■ Problem statement: A precise retyping is required of every line from the one containing "Recreate this image" down to the one containing "11.62, 11.34, 11.11]", both included, and of no other line.

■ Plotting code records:

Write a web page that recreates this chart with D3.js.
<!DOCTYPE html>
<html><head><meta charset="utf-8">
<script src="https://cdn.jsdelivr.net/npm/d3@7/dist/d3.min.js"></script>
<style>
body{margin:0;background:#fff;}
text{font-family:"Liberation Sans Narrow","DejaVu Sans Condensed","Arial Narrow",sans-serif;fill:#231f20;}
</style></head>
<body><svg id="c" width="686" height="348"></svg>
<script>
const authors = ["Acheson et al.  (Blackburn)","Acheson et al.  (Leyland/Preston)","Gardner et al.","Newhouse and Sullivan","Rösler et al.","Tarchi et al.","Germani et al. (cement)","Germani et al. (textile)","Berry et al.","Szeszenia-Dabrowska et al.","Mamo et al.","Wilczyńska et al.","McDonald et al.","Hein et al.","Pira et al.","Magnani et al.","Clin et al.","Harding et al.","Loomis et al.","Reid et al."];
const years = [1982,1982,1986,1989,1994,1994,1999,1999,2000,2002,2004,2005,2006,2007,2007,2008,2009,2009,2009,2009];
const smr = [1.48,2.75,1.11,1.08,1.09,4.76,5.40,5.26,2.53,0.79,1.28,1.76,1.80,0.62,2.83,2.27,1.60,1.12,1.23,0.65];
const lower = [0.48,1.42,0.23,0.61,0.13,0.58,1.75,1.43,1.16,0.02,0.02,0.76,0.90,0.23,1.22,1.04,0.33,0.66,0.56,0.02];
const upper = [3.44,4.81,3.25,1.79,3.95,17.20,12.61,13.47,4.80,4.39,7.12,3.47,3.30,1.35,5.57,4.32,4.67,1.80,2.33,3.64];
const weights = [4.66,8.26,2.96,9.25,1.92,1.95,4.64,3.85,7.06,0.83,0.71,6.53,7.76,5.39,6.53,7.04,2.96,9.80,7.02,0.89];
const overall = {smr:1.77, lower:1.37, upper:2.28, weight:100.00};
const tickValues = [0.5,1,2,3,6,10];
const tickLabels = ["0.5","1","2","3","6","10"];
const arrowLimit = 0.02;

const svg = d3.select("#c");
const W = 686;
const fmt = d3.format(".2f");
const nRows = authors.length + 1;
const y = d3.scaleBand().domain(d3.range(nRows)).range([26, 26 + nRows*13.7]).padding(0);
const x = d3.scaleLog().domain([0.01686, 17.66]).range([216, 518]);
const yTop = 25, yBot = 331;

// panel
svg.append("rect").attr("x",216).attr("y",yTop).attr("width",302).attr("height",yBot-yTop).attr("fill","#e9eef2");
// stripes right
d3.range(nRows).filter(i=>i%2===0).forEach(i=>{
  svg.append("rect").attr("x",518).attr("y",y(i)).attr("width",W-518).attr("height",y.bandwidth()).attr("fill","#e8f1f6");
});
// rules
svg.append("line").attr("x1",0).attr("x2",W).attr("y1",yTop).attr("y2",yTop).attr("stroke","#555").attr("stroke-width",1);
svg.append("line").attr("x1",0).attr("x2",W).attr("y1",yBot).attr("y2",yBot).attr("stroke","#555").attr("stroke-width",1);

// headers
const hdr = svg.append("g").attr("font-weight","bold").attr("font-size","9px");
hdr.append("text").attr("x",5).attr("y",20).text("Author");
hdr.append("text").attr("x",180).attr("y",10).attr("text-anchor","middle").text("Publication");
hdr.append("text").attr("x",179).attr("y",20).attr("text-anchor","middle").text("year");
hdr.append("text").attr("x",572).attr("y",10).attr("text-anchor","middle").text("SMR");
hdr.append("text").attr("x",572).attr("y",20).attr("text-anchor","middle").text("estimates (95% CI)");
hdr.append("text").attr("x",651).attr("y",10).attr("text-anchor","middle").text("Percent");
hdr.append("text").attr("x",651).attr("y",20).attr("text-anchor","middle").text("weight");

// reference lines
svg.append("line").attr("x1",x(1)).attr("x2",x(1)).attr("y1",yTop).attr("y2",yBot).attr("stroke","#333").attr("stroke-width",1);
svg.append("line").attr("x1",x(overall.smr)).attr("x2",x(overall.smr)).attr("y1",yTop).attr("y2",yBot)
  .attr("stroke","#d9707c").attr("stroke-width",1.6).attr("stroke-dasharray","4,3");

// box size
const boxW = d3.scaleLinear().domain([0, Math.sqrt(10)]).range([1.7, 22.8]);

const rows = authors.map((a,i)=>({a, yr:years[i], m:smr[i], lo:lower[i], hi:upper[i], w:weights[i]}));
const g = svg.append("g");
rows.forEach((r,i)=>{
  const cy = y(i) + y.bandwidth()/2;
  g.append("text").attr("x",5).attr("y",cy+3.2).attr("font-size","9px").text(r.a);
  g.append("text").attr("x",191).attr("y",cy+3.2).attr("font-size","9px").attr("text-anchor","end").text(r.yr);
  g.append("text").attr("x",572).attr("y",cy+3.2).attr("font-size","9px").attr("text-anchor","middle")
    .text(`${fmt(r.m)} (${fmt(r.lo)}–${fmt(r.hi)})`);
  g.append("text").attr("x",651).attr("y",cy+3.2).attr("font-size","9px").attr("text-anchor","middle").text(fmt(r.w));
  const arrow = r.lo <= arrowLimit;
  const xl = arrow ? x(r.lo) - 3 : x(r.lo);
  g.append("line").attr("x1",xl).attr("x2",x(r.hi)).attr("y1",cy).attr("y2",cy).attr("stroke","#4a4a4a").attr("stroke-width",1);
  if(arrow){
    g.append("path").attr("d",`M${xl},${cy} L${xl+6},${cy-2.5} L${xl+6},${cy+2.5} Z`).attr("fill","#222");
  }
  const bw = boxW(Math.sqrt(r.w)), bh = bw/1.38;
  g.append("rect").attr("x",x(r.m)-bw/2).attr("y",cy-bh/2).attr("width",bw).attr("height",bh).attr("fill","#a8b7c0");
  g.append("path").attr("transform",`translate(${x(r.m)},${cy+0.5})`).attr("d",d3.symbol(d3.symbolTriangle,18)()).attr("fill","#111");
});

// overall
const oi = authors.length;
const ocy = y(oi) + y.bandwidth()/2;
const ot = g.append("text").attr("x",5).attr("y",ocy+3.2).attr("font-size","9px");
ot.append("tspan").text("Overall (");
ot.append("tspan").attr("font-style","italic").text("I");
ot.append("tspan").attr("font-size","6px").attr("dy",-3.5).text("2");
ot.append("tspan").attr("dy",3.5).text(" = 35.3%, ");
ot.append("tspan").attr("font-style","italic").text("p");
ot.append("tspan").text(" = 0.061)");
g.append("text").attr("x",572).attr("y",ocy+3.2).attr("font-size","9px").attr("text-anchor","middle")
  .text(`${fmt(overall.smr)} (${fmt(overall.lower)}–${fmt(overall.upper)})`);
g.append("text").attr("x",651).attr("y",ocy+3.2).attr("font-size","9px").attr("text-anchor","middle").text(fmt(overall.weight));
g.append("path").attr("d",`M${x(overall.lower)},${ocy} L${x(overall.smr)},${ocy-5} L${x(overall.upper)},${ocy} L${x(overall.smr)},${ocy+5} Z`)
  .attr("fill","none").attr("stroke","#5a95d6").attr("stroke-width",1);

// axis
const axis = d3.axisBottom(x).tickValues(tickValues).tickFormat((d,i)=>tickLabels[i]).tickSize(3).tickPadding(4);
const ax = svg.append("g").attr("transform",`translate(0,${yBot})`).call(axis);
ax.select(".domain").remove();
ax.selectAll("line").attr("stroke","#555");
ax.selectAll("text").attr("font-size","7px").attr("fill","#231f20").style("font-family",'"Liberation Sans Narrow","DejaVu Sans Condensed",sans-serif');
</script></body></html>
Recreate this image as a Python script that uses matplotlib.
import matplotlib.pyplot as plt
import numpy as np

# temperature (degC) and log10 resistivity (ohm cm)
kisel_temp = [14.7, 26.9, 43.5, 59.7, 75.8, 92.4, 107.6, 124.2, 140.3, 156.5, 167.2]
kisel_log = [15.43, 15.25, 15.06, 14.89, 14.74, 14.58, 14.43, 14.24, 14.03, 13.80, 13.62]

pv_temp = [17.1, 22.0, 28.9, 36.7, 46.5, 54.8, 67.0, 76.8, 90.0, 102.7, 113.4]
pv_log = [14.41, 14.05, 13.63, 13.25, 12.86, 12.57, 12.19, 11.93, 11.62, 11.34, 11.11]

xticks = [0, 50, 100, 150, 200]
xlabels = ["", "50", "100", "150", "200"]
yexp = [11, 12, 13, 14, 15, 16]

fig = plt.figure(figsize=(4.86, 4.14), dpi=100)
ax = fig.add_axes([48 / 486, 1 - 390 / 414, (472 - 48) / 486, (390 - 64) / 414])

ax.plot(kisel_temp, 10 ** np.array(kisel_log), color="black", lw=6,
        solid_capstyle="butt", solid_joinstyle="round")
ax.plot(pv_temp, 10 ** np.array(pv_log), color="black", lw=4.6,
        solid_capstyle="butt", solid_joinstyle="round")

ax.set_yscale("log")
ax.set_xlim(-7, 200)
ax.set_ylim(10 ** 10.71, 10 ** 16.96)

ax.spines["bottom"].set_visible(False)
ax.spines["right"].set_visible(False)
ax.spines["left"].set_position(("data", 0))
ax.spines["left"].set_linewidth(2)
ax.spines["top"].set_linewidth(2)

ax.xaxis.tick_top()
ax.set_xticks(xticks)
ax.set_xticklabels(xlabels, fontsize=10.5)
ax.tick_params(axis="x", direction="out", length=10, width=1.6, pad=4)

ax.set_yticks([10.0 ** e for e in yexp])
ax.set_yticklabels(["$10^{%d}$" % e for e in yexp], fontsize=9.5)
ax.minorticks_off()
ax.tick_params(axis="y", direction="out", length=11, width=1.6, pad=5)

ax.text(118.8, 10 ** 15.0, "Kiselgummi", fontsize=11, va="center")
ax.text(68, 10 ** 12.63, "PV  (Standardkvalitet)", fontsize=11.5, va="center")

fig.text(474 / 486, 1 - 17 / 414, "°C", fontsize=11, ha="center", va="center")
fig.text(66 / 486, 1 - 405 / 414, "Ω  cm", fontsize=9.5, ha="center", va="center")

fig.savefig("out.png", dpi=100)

■ Problem solution:
Recreate this image as a Python script that uses matplotlib.
import matplotlib.pyplot as plt
import numpy as np

# temperature (degC) and log10 resistivity (ohm cm)
kisel_temp = [14.7, 26.9, 43.5, 59.7, 75.8, 92.4, 107.6, 124.2, 140.3, 156.5, 167.2]
kisel_log = [15.43, 15.25, 15.06, 14.89, 14.74, 14.58, 14.43, 14.24, 14.03, 13.80, 13.62]

pv_temp = [17.1, 22.0, 28.9, 36.7, 46.5, 54.8, 67.0, 76.8, 90.0, 102.7, 113.4]
pv_log = [14.41, 14.05, 13.63, 13.25, 12.86, 12.57, 12.19, 11.93, 11.62, 11.34, 11.11]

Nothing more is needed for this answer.